◆ **PROMPT**:
Give, as a bare number, the count of lines that contain the word "React".
□ □ □ □ □
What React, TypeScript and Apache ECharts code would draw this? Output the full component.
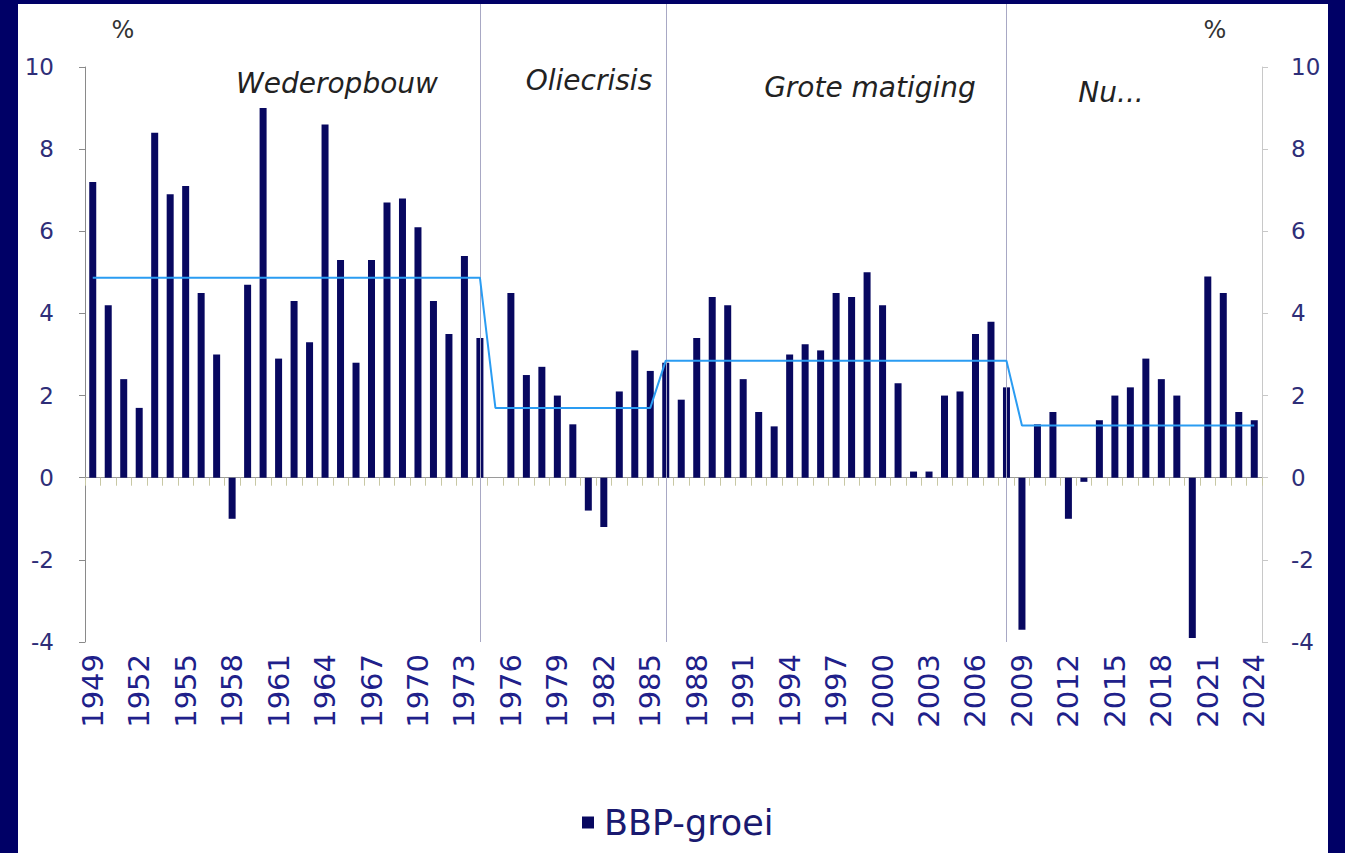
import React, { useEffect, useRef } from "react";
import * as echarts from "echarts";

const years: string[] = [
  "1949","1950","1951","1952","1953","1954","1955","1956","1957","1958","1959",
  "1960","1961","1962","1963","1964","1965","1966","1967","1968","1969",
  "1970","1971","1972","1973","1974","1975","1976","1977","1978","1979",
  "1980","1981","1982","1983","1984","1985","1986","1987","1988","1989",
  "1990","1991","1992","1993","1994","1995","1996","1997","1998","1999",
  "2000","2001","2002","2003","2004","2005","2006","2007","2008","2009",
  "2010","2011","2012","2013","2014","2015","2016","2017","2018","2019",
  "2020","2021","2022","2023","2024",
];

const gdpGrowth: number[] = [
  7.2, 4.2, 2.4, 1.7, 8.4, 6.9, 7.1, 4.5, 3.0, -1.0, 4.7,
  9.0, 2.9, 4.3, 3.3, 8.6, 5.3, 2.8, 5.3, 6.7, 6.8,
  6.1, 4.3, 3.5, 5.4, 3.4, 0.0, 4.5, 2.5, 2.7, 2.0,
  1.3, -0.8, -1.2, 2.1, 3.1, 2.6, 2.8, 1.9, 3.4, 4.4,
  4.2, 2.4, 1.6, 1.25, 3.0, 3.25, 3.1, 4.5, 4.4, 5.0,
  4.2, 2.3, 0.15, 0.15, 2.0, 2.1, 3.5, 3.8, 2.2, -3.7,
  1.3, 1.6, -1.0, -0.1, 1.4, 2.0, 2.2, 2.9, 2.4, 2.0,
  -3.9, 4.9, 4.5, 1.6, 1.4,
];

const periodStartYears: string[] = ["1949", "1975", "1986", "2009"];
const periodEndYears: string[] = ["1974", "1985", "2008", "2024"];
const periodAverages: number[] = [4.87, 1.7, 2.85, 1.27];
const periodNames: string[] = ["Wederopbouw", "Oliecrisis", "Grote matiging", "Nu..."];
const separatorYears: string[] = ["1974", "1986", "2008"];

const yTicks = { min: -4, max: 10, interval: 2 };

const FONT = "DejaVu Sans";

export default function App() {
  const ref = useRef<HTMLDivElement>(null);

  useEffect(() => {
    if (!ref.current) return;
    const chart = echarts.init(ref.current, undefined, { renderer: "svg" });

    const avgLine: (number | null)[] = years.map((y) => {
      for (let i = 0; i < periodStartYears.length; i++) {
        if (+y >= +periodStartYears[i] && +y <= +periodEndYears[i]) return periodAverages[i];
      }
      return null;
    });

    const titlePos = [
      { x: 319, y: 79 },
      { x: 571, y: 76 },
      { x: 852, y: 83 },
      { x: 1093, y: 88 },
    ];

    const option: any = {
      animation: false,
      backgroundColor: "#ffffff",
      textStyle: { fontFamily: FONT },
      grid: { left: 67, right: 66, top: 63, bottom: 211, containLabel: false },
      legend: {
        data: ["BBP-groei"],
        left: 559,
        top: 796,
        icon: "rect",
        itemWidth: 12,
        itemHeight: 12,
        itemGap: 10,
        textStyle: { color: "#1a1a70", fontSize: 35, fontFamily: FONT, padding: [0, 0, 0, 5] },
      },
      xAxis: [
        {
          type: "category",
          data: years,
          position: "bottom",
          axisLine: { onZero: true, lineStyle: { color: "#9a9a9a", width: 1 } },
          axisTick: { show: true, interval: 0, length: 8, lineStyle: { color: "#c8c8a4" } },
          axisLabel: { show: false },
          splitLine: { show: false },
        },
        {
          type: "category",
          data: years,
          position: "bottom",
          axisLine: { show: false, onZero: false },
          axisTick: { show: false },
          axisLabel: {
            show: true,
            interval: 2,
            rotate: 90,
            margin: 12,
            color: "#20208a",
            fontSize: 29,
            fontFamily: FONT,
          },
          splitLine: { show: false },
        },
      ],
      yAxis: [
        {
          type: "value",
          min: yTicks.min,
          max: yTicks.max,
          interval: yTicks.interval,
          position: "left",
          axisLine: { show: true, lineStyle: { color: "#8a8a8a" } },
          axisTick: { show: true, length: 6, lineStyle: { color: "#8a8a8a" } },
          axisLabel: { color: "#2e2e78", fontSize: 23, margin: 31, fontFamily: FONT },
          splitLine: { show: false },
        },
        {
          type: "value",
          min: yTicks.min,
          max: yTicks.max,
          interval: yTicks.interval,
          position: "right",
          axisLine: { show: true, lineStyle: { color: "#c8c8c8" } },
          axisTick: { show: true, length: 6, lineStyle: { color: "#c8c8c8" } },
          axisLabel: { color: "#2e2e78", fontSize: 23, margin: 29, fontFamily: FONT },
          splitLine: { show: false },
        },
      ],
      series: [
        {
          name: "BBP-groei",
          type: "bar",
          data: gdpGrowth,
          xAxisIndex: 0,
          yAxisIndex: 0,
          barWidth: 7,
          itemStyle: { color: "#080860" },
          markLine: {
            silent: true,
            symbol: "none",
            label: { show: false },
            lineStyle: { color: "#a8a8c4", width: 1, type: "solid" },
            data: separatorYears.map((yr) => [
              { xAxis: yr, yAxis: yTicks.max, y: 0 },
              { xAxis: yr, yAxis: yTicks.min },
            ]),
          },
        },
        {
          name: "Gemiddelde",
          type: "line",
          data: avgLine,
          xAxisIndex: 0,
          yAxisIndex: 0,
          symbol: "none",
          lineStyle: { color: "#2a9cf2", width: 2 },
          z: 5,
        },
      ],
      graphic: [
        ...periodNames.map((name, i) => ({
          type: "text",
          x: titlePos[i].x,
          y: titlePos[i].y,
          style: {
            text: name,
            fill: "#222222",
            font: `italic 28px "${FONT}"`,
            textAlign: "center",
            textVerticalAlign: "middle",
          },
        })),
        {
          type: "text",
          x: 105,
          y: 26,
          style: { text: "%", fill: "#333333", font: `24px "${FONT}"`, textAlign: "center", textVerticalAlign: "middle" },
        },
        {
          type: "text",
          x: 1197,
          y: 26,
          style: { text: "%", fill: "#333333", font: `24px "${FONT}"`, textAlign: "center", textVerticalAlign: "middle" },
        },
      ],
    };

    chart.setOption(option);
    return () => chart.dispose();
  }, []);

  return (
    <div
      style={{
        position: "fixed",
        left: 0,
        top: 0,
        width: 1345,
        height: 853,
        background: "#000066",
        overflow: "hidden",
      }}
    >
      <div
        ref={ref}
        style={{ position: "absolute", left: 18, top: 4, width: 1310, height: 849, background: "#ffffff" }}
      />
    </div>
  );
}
□ □ □ □ □
◆ **COMPLETED TASK**:
2